## Written task
Repeat the records below exactly, from the first line through the line containing "plt.rcParams['font.family'] = ['Liberation", and leave out any pictures.

Figure scripts:
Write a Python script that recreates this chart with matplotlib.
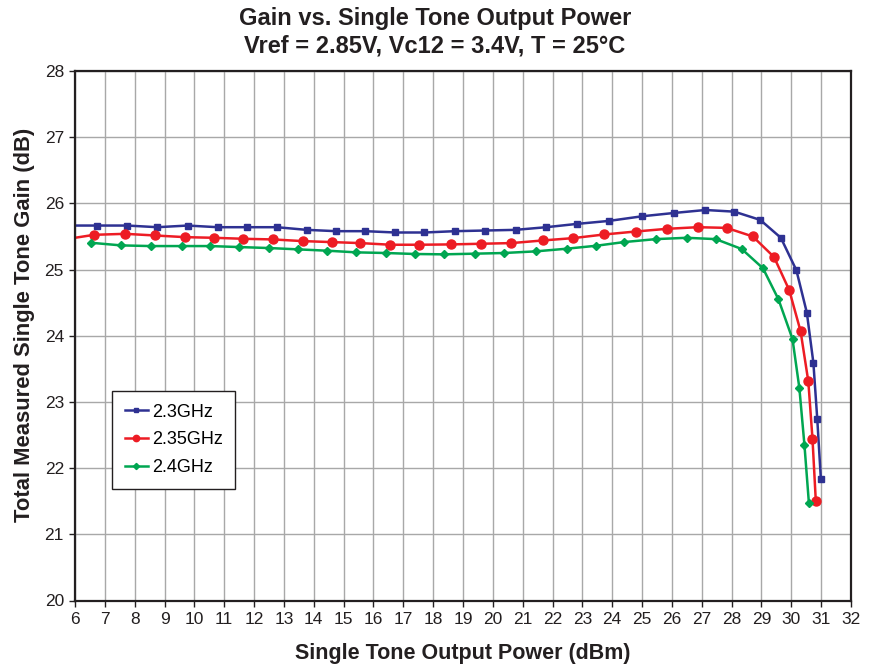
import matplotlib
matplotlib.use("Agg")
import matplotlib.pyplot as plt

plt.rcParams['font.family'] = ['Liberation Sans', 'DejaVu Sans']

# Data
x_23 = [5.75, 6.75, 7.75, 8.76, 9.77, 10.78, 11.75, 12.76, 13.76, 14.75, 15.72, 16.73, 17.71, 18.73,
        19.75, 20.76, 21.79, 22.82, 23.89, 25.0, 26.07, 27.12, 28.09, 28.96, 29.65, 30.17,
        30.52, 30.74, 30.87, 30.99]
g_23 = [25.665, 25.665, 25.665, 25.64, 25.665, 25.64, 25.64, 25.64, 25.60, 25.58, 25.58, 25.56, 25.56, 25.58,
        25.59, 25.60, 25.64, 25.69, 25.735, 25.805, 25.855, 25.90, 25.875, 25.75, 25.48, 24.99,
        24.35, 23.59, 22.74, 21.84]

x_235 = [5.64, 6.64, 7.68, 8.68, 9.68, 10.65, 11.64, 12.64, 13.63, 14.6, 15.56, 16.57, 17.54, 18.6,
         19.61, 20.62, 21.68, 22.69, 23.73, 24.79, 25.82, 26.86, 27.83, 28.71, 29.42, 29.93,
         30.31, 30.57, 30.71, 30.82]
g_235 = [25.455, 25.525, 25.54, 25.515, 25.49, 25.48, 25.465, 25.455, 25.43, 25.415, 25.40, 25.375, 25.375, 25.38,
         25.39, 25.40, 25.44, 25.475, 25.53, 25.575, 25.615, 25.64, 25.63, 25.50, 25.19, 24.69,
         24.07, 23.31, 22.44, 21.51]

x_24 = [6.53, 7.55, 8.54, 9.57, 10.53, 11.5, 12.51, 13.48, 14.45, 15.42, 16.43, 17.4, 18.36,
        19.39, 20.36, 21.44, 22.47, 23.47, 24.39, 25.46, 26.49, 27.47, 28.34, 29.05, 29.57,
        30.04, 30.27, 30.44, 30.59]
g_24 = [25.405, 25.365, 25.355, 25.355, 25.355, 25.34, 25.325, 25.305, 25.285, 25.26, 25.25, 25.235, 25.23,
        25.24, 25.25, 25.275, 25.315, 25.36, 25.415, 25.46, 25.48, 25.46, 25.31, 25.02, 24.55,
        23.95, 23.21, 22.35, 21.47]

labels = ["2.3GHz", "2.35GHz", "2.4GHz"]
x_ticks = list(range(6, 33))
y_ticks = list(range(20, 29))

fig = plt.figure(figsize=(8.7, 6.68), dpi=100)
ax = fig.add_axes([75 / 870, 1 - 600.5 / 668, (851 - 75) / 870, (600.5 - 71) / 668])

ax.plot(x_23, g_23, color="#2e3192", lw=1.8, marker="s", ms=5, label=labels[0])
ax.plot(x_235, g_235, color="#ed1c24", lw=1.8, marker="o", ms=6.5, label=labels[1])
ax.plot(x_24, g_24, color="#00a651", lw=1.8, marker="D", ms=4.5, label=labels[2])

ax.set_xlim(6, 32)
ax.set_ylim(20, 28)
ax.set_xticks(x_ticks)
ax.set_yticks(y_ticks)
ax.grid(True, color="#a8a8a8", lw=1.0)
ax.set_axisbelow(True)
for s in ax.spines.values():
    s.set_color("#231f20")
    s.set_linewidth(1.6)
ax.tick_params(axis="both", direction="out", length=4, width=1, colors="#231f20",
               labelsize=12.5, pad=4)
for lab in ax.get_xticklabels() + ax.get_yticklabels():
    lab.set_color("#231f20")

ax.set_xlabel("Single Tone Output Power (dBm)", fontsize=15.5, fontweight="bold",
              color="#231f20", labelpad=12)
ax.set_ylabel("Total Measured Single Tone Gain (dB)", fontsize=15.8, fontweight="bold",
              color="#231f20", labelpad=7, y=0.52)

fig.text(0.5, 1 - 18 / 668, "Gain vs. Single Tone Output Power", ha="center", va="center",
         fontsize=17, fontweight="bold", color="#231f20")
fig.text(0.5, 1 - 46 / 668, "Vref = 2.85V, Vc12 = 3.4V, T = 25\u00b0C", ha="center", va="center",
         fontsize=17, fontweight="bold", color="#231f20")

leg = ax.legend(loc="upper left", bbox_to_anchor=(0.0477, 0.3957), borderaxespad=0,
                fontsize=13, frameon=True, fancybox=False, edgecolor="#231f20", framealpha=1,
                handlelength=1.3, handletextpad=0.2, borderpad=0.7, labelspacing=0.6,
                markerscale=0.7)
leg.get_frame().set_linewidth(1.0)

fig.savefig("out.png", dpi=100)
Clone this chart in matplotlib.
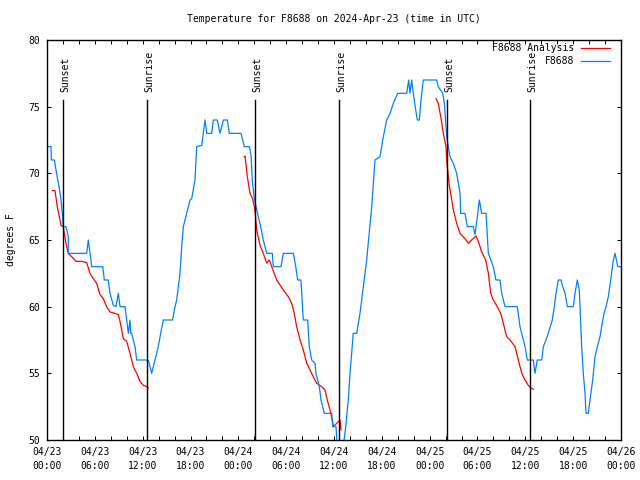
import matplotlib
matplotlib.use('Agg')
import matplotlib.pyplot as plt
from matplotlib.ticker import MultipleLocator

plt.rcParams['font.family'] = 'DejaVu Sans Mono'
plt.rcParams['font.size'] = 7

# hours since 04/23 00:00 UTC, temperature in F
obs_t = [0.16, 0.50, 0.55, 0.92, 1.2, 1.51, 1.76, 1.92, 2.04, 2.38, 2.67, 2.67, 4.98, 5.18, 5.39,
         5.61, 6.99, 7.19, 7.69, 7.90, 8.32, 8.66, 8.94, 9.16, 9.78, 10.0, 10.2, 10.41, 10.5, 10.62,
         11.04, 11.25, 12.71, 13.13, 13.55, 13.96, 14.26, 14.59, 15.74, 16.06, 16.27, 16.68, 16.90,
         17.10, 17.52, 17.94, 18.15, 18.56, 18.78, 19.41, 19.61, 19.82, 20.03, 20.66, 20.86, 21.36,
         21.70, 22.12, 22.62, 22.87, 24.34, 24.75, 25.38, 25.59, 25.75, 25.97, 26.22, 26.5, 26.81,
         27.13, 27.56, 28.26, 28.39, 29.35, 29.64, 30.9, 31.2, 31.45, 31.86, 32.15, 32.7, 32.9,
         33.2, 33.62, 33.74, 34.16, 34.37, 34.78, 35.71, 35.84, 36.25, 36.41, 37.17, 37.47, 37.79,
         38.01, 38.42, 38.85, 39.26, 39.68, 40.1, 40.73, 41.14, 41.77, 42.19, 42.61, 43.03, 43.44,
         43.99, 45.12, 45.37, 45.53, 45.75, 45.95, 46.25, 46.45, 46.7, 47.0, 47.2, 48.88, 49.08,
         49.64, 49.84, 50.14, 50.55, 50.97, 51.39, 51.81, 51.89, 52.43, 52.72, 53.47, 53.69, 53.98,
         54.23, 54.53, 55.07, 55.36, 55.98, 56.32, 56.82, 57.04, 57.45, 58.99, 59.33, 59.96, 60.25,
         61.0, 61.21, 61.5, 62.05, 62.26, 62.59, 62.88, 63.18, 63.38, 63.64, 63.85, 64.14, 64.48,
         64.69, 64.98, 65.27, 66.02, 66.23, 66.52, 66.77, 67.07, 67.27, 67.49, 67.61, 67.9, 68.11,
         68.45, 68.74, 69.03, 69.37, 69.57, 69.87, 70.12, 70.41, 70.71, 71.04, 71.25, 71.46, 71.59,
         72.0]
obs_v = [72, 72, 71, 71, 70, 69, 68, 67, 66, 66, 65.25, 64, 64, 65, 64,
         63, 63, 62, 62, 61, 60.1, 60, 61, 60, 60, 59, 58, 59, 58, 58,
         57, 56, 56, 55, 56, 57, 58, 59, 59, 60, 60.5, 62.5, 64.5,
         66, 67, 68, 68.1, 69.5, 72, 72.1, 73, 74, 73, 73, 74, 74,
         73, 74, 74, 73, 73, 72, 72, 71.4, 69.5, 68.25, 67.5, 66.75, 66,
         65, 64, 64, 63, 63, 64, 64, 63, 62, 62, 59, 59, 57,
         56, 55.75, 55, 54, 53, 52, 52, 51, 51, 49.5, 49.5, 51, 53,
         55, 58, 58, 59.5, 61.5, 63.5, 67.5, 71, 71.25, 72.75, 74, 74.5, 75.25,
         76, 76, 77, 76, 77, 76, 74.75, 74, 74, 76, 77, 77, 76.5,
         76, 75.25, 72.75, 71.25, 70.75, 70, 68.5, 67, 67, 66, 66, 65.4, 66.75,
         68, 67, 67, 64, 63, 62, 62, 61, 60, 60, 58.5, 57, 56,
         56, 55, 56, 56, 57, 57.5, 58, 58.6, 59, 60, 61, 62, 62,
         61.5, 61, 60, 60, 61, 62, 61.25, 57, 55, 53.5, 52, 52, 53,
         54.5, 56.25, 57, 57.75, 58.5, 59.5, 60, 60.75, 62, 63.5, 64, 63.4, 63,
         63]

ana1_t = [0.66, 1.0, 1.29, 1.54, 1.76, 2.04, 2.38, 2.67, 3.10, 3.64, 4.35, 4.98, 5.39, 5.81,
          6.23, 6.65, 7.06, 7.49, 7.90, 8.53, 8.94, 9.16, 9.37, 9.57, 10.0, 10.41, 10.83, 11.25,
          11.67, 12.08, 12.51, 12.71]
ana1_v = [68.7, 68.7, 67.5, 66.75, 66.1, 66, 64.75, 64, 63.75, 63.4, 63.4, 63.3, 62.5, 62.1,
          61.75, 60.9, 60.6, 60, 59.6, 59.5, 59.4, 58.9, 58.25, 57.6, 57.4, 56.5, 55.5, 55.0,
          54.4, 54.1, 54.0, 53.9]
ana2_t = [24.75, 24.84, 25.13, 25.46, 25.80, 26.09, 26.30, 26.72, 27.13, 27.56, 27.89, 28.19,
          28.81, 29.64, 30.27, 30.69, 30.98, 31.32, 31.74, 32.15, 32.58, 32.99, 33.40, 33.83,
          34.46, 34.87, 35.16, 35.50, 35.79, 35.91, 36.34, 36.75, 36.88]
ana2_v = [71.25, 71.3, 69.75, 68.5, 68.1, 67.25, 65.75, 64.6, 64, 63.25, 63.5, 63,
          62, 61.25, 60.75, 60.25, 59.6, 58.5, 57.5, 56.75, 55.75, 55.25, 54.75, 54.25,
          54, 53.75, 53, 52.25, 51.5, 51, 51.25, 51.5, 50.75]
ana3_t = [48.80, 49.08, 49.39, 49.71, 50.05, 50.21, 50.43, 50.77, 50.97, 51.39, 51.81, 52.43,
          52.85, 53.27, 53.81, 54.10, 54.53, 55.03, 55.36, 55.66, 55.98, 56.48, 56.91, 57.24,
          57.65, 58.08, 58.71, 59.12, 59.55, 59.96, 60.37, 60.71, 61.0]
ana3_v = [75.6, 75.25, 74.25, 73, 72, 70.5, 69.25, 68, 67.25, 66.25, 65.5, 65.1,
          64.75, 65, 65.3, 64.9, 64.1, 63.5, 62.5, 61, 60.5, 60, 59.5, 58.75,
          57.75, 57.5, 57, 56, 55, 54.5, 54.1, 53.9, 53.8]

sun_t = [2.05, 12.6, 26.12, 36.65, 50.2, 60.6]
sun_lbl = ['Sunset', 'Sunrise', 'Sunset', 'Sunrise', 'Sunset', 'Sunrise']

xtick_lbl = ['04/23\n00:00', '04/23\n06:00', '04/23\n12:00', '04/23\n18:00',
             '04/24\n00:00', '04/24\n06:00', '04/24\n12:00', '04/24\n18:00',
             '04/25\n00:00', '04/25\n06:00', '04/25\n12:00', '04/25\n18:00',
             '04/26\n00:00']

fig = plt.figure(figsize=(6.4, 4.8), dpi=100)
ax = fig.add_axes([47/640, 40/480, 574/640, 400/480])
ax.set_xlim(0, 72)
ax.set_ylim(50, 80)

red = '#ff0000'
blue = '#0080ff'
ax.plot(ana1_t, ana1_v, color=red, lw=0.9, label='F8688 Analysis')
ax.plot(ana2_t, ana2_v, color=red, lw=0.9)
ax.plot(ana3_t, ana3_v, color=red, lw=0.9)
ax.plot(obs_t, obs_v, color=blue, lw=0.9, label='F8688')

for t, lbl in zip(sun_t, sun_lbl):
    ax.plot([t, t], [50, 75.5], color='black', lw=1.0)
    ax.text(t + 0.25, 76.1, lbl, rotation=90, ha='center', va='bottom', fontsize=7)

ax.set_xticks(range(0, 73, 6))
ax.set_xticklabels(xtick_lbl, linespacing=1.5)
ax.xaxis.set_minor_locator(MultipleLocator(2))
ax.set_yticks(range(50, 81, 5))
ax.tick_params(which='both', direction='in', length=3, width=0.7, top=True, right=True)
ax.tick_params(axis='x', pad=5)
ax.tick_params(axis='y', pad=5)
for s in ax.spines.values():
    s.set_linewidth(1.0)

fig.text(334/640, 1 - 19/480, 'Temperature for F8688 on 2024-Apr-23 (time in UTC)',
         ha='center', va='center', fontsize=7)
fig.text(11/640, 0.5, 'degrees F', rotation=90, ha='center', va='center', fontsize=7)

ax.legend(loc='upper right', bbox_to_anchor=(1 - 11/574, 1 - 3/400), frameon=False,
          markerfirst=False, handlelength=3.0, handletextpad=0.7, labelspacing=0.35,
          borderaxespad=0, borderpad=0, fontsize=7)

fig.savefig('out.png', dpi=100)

## Finished exercise
Write a Python script that recreates this chart with matplotlib.
import matplotlib
matplotlib.use("Agg")
import matplotlib.pyplot as plt

plt.rcParams['font.family'] = ['Liberation Sans', 'DejaVu Sans']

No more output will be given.